Places of urban disorder?
17 Feb 2022
Increasing urbanisation is placing significant development pressure upon our urban spaces and green infrastructure. Allotments have strong cultural roots in the urban domain with emerging evidence of multiple health and quality of life benefits associated with their existence, use and management. However, they represent a remnant landscape; out of order and unproductive according to conventional economic and market assessments of urban land use. Consequently, allotments represent highly contested spaces; as opportunity spaces for redevelopment to meet housing demands or as growing spaces for escape and socialisation. This paper employs a phenomenological approach to explore the values and perceptions of plotholders, residents, planning managers and allotment bodies relating to one privately owned allotment site in Dudley, West Midlands, UK. Our focus on private allotments fills an important research (lack of information on ownership and spatial extent) and policy (treated differently to public allotments as open space in planning policy) gap.

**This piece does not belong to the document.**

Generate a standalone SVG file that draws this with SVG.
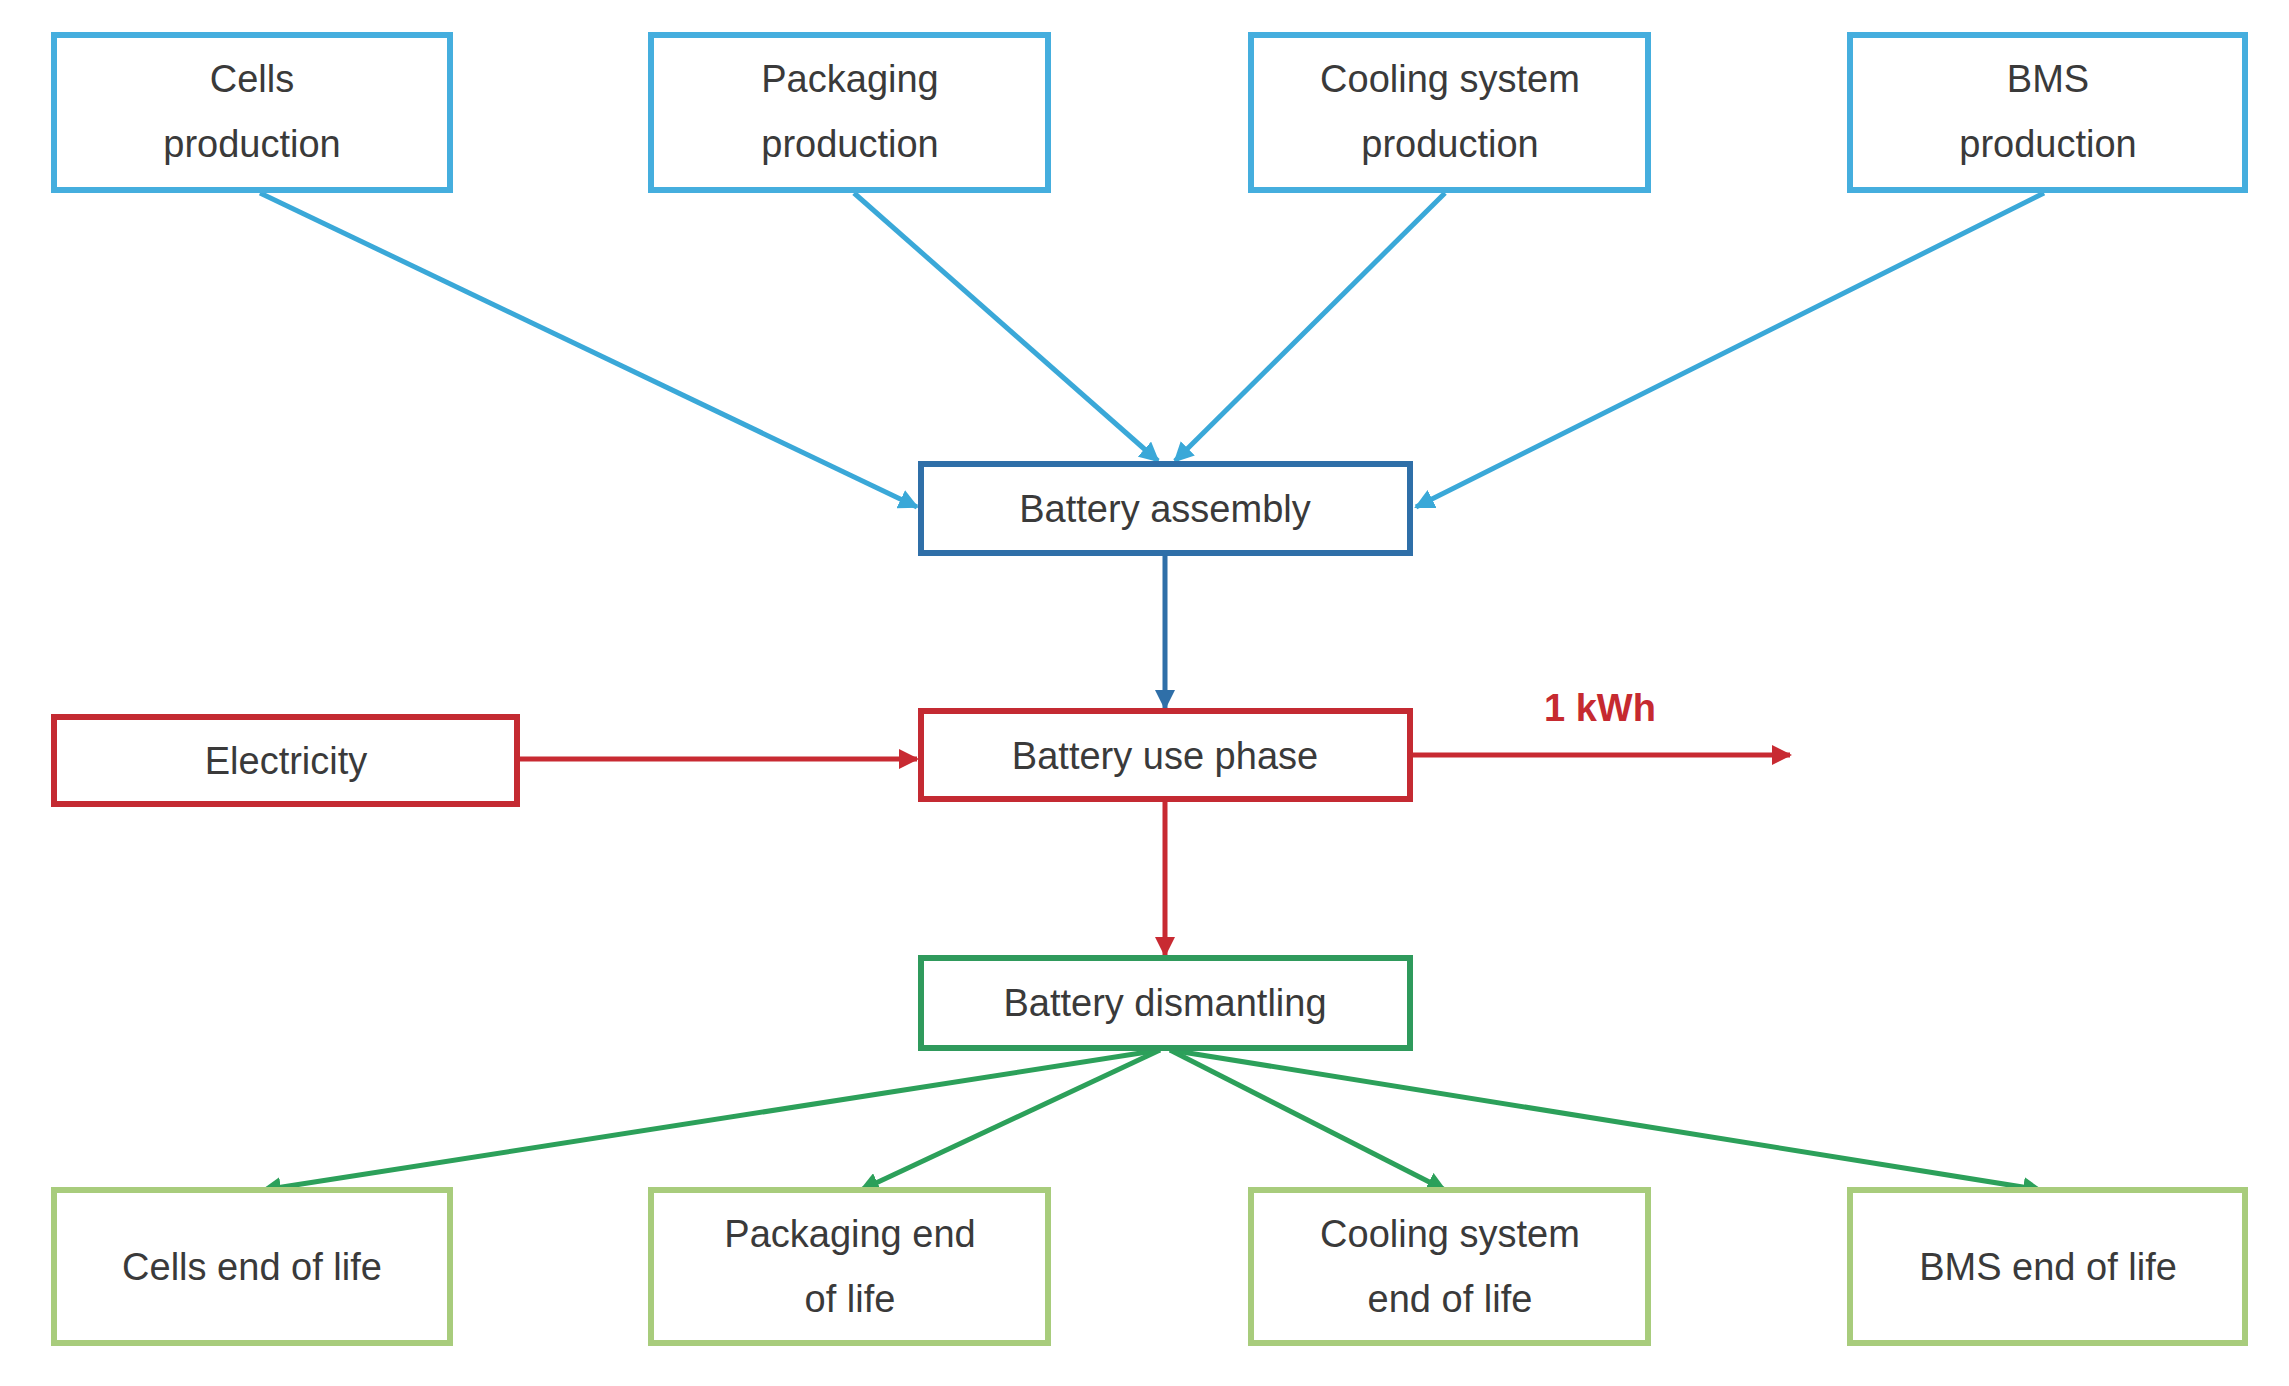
<svg xmlns="http://www.w3.org/2000/svg" width="2289" height="1386" viewBox="0 0 2289 1386">
<style>
text{font-family:"Liberation Sans",Arial,sans-serif;font-size:38px;fill:#3a3a3a;text-anchor:middle}
.b{fill:#fff;stroke:#45aede;stroke-width:6}
.db{fill:#fff;stroke:#2f6fa8;stroke-width:6}
.r{fill:#fff;stroke:#c42a32;stroke-width:6}
.dg{fill:#fff;stroke:#2f9a5c;stroke-width:6}
.lg{fill:#fff;stroke:#a8cc7c;stroke-width:6}
.cb{stroke:#3aa8d8;stroke-width:5;fill:none}
.cr{stroke:#c82a32;stroke-width:5;fill:none}
.cg{stroke:#2ca05a;stroke-width:5;fill:none}
</style>
<defs>
<marker id="ab" viewBox="0 0 10 10" refX="9" refY="5" markerWidth="4" markerHeight="4" orient="auto"><path d="M0,0L10,5L0,10z" fill="#3aa8d8"/></marker>
<marker id="ad" viewBox="0 0 10 10" refX="9" refY="5" markerWidth="4" markerHeight="4" orient="auto"><path d="M0,0L10,5L0,10z" fill="#2f6fa8"/></marker>
<marker id="ar" viewBox="0 0 10 10" refX="9" refY="5" markerWidth="4" markerHeight="4" orient="auto"><path d="M0,0L10,5L0,10z" fill="#c82a32"/></marker>
<marker id="ag" viewBox="0 0 10 10" refX="9" refY="5" markerWidth="4" markerHeight="4" orient="auto"><path d="M0,0L10,5L0,10z" fill="#2ca05a"/></marker>
</defs>
<rect width="2289" height="1386" fill="#fff"/>
<g id="connectors">
<line class="cb" x1="260" y1="193" x2="917" y2="507" marker-end="url(#ab)"/>
<line class="cb" x1="854" y1="193" x2="1158" y2="461" marker-end="url(#ab)"/>
<line class="cb" x1="1445" y1="193" x2="1175" y2="461" marker-end="url(#ab)"/>
<line class="cb" x1="2044" y1="193" x2="1416" y2="507" marker-end="url(#ab)"/>
<line x1="1165" y1="553" x2="1165" y2="708" stroke="#2f6fa8" stroke-width="5" marker-end="url(#ad)"/>
<line class="cr" x1="517" y1="759" x2="917" y2="759" marker-end="url(#ar)"/>
<line class="cr" x1="1410" y1="755" x2="1790" y2="755" marker-end="url(#ar)"/>
<line class="cr" x1="1165" y1="799" x2="1165" y2="955" marker-end="url(#ar)"/>
<line class="cg" x1="1160" y1="1050" x2="263" y2="1190" marker-end="url(#ag)"/>
<line class="cg" x1="1160" y1="1050" x2="861" y2="1190" marker-end="url(#ag)"/>
<line class="cg" x1="1170" y1="1050" x2="1445" y2="1190" marker-end="url(#ag)"/>
<line class="cg" x1="1170" y1="1050" x2="2041" y2="1190" marker-end="url(#ag)"/>
<text x="1600" y="721" style="fill:#c62a30;font-weight:bold">1 kWh</text>
</g>
<g id="cells"><rect class="b" x="54" y="35" width="396" height="155"/><text x="252" y="92">Cells</text><text x="252" y="157">production</text></g>
<g id="packaging"><rect class="b" x="651" y="35" width="397" height="155"/><text x="850" y="92">Packaging</text><text x="850" y="157">production</text></g>
<g id="cooling"><rect class="b" x="1251" y="35" width="397" height="155"/><text x="1450" y="92">Cooling system</text><text x="1450" y="157">production</text></g>
<g id="bms"><rect class="b" x="1850" y="35" width="395" height="155"/><text x="2048" y="92">BMS</text><text x="2048" y="157">production</text></g>
<g id="assembly"><rect class="db" x="921" y="464" width="489" height="89"/><text x="1165" y="522">Battery assembly</text></g>
<g id="electricity"><rect class="r" x="54" y="717" width="463" height="87"/><text x="286" y="774">Electricity</text></g>
<g id="use"><rect class="r" x="921" y="711" width="489" height="88"/><text x="1165" y="769">Battery use phase</text></g>
<g id="dismantling"><rect class="dg" x="921" y="958" width="489" height="90"/><text x="1165" y="1016">Battery dismantling</text></g>
<g id="cellseol"><rect class="lg" x="54" y="1190" width="396" height="153"/><text x="252" y="1280">Cells end of life</text></g>
<g id="packeol"><rect class="lg" x="651" y="1190" width="397" height="153"/><text x="850" y="1247">Packaging end</text><text x="850" y="1312">of life</text></g>
<g id="cooleol"><rect class="lg" x="1251" y="1190" width="397" height="153"/><text x="1450" y="1247">Cooling system</text><text x="1450" y="1312">end of life</text></g>
<g id="bmseol"><rect class="lg" x="1850" y="1190" width="395" height="153"/><text x="2048" y="1280">BMS end of life</text></g>
</svg>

Semi-structured interviews reveal that the allotment site is valued by plotholders and nearby residents on a wide range of ecosystem services and community benefits with only minor concerns evident about modern allotment infrastructure and bonfires. This positive picture reflected strong local governance and community relationships. However, there was a misunderstanding among residents that this private allotment had the same level of protection as a municipal site. It is recommended that planning policy treats both municipal and private sites equally and that more research is conducted on the ownership, distribution and governance of private allotment sites given their importance a in urban planning and placemaking.